Après avoir avoué ici-même mon détachement par rapport aux analyses les plus sagaces de nos joutes politiciennes, il m’est difficile de me joindre au flot des commentaires qui accompagnent les résultats du premier tour de la primaire de la gauche. À dire vrai, j’adhère au constat le plus largement partagé par les experts. Oui, nous assistons à une phase décisive du choc des deux gauches, une gauche de gouvernement, réaliste, et une gauche de contestation qui, avec Benoît Hamon, a même adopté une rhétorique utopiste. Comment n’en pas conclure que la situation du parti socialiste est extrêmement critique, qu’elle peut déboucher sur l’éclatement et sur l’effacement ? C’est Manuel Valls lui-même qui parlait de deux camps irréconciliables. Il a enfoncé un peu plus le clou, dimanche soir, en renvoyant son adversaire du second tour à ses promesses irréalisables et infinançables.

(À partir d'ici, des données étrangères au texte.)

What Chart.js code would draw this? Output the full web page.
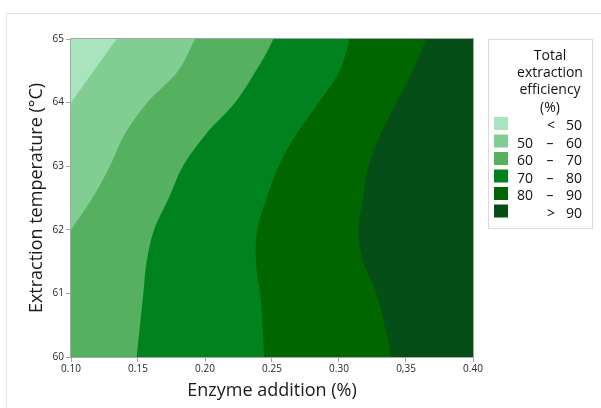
<!DOCTYPE html>
<html>
<head>
<meta charset="utf-8">
<script src="https://cdn.jsdelivr.net/npm/chart.js@4.4.1/dist/chart.umd.min.js"></script>
<style>
    html, body { margin: 0; padding: 0; background: #fff; }
    #wrap { position: relative; width: 601px; height: 408px; overflow: hidden; }
    #frame { position: absolute; left: 6px; top: 13px; width: 600px; height: 400px; border-top: 1px solid #e3e3e3; border-left: 1px solid #e3e3e3; }
    #contourChart { position: absolute; left: 0; top: 0; }
</style>
</head>
<body>
<div id="wrap">
    <div id="frame"></div>
    <canvas id="contourChart" width="601" height="408"></canvas>
</div>
<script>
const temps = [59.5, 60, 60.5, 61, 61.5, 62, 62.5, 63, 63.5, 64, 64.5, 65, 65.5];

// enzyme addition (%) where each contour level is crossed, one value per temperature
const bound50 = [-0.053, -0.036, -0.019, -0.002, 0.015, 0.032, 0.049, 0.066, 0.083, 0.100, 0.117, 0.134, 0.151];
const bound60 = [0.025, 0.040, 0.055, 0.070, 0.085, 0.100, 0.116, 0.129, 0.140, 0.157, 0.180, 0.1925, 0.204];
const bound70 = [0.147, 0.149, 0.1515, 0.154, 0.1565, 0.162, 0.173, 0.1835, 0.2005, 0.2225, 0.238, 0.251, 0.258];
const bound80 = [0.245, 0.244, 0.243, 0.241, 0.238, 0.239, 0.246, 0.255, 0.268, 0.285, 0.3005, 0.308, 0.314];
const bound90 = [0.343, 0.339, 0.334, 0.328, 0.318, 0.3145, 0.318, 0.322, 0.331, 0.343, 0.355, 0.365, 0.373];

const levels = [50, 60, 70, 80, 90];
const bandColors = ['#a8e4bd', '#82cd92', '#55b060', '#00821f', '#006600', '#054e17'];

const xTicks = [0.10, 0.15, 0.20, 0.25, 0.30, 0.35, 0.40];
const xTickLabels = ['0.10', '0.15', '0.20', '0.25', '0.30', '0,35', '0.40'];
const yTicks = [60, 61, 62, 63, 64, 65];

const legendTitle = ['Total', 'extraction', 'efficiency', '(%)'];

const xMin = xTicks[0], xMax = xTicks[xTicks.length - 1];
const boundaries = [bound50, bound60, bound70, bound80, bound90];

// polygon: contour line on the left, closed off past the right edge of the plot
function regionPoints(bound) {
    const pts = temps.map((t, i) => ({ x: bound[i], y: t }));
    pts.push({ x: xMax + 0.06, y: temps[temps.length - 1] + 0.1 });
    pts.push({ x: xMax + 0.06, y: temps[0] - 0.1 });
    return pts;
}

const datasets = [{
    label: '< ' + levels[0],
    data: [
        { x: xMin - 0.06, y: temps[0] }, { x: xMin - 0.06, y: temps[temps.length - 1] },
        { x: xMax + 0.06, y: temps[temps.length - 1] }, { x: xMax + 0.06, y: temps[0] }
    ],
    backgroundColor: bandColors[0],
    tension: 0,
    order: 10
}];
boundaries.forEach((b, k) => {
    datasets.push({
        label: '> ' + levels[k],
        data: regionPoints(b),
        backgroundColor: bandColors[k + 1],
        tension: 0.35,
        order: 9 - k
    });
});
datasets.forEach(ds => {
    ds.showLine = true;
    ds.fill = 'shape';
    ds.borderWidth = 0;
    ds.borderColor = 'rgba(0,0,0,0)';
    ds.pointRadius = 0;
    ds.pointHoverRadius = 0;
});

// frame round the plot area
const framePlugin = {
    id: 'plotFrame',
    afterDatasetsDraw(chart) {
        const { ctx, chartArea: a } = chart;
        ctx.save();
        ctx.strokeStyle = '#a6a6a6';
        ctx.lineWidth = 1;
        ctx.strokeRect(a.left - 0.5, a.top - 0.5, a.right - a.left + 1, a.bottom - a.top + 1);
        ctx.restore();
    }
};

// legend box on the right
const bandLegend = {
    id: 'bandLegend',
    afterDraw(chart) {
        const { ctx, chartArea: a } = chart;
        const left = a.right + 15, top = a.top;
        const w = 104, h = 189;
        ctx.save();
        ctx.strokeStyle = '#dadada';
        ctx.lineWidth = 1;
        ctx.strokeRect(left + 0.5, top + 0.5, w, h);

        ctx.fillStyle = '#111';
        ctx.font = "14px 'Open Sans', sans-serif";
        ctx.textBaseline = 'alphabetic';
        ctx.textAlign = 'center';
        legendTitle.forEach((line, i) => ctx.fillText(line, left + 62, top + 21 + i * 17.2));

        for (let i = 0; i < bandColors.length; i++) {
            const y = top + 78 + i * 17.5;
            ctx.fillStyle = bandColors[i];
            ctx.fillRect(left + 6, y, 14, 13);
            ctx.fillStyle = '#111';
            const base = y + 13;
            if (i === 0) {
                ctx.textAlign = 'center';
                ctx.fillText('<', left + 63, base);
                ctx.textAlign = 'right';
                ctx.fillText(String(levels[0]), left + 94, base);
            } else if (i === bandColors.length - 1) {
                ctx.textAlign = 'center';
                ctx.fillText('>', left + 63, base);
                ctx.textAlign = 'right';
                ctx.fillText(String(levels[levels.length - 1]), left + 94, base);
            } else {
                ctx.textAlign = 'right';
                ctx.fillText(String(levels[i - 1]), left + 45, base);
                ctx.textAlign = 'center';
                ctx.fillText('–', left + 62, base);
                ctx.textAlign = 'right';
                ctx.fillText(String(levels[i]), left + 94, base);
            }
        }
        ctx.restore();
    }
};

Chart.defaults.font.family = "'Open Sans', sans-serif";

new Chart(document.getElementById('contourChart').getContext('2d'), {
    type: 'scatter',
    data: { datasets: datasets },
    options: {
        responsive: false,
        animation: false,
        devicePixelRatio: 1,
        layout: { padding: { top: 39, right: 128, left: 0, bottom: 0 } },
        elements: { line: { capBezierPoints: false } },
        plugins: {
            legend: { display: false },
            tooltip: { enabled: false }
        },
        scales: {
            x: {
                type: 'linear',
                min: xMin,
                max: xMax,
                afterBuildTicks: s => { s.ticks = xTicks.map(v => ({ value: v })); },
                afterFit: s => { s.height = 51; },
                ticks: {
                    callback: (v, i) => xTickLabels[i],
                    font: { size: 10 },
                    color: '#262626',
                    padding: 1,
                    maxRotation: 0
                },
                grid: { drawOnChartArea: false, drawTicks: true, tickLength: 5, color: '#a6a6a6' },
                border: { display: true, color: '#a6a6a6' },
                title: {
                    display: true,
                    text: 'Enzyme addition (%)',
                    font: { size: 18 },
                    color: '#1a1a1a',
                    padding: { top: 0, bottom: 6 }
                }
            },
            y: {
                type: 'linear',
                min: yTicks[0],
                max: yTicks[yTicks.length - 1],
                afterBuildTicks: s => { s.ticks = yTicks.map(v => ({ value: v })); },
                afterFit: s => { s.width = 71; },
                ticks: {
                    callback: v => String(v),
                    font: { size: 10 },
                    color: '#262626',
                    padding: 2
                },
                grid: { drawOnChartArea: false, drawTicks: true, tickLength: 5, color: '#a6a6a6' },
                border: { display: true, color: '#a6a6a6' },
                title: {
                    display: true,
                    text: 'Extraction temperature (°C)',
                    font: { size: 18 },
                    color: '#1a1a1a',
                    padding: { top: 26, bottom: 0 }
                }
            }
        }
    },
    plugins: [framePlugin, bandLegend]
});
</script>
</body>
</html>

L’ancien Premier ministre est d’ailleurs, en ce sens, fidèle à une conviction bien ancrée chez lui. Invité sur notre antenne, il y a sept ans je crois, il ne m’apportait aucun démenti, lorsque je notais qu’il sacrifierait volontiers jusqu’au terme de socialisme, et lorsque je m’interrogeais devant lui : « Va-t-on comme en Italie, vers la disparition de la gauche classique, avec comme seule alternative possible l’émergence d’une sorte de Parti démocrate à l’américaine ? »1 Ce que Manuel Valls ne dit pas nettement aujourd’hui, pour ne pas ajouter au trouble de son parti, Emmanuel Macron l’affirme sans restriction aucune.
Cependant, il me semble que pour comprendre les enjeux de l’éclatement de la gauche, il faut porter l’analyse beaucoup plus loin qu’en termes électoraux. Il y a là-dessous une dimension philosophique qui se rapporte à l’identité de la gauche française depuis ses origines. On peut ne pas partager les conceptions d’un Jean-Claude Michéa2 mais on doit admettre la pertinence de la distinction qu’il opère entre la gauche et la tradition socialiste et ouvrière. Les deux ne se sont pas nécessairement confondus depuis toujours comme on le croit facilement. Valls et Macron, aujourd’hui, ont pris congé de cette tradition ouvrière, dont Marine Le Pen récupère l’électorat. De même, le Parti démocrate d’Hillary Clinton a abandonné les couches populaires qui ont fait le succès de Donald Trump. Nous n’avons pas fini de subir les conséquences de la séparation de la gauche et du socialisme.
Chronique diffusée sur Radio Notre-Dame le 24 janvier 2017.
- Gérard Leclerc, Abécédaire du temps présent, Chronique de la modernité ambiante, Éditions de l’Œuvre, 20 €.
- Jean-Claude Michéa, Notre ennemi, le capital, Flammarion, coll. « Climats », 2017, 320 p., 19 €.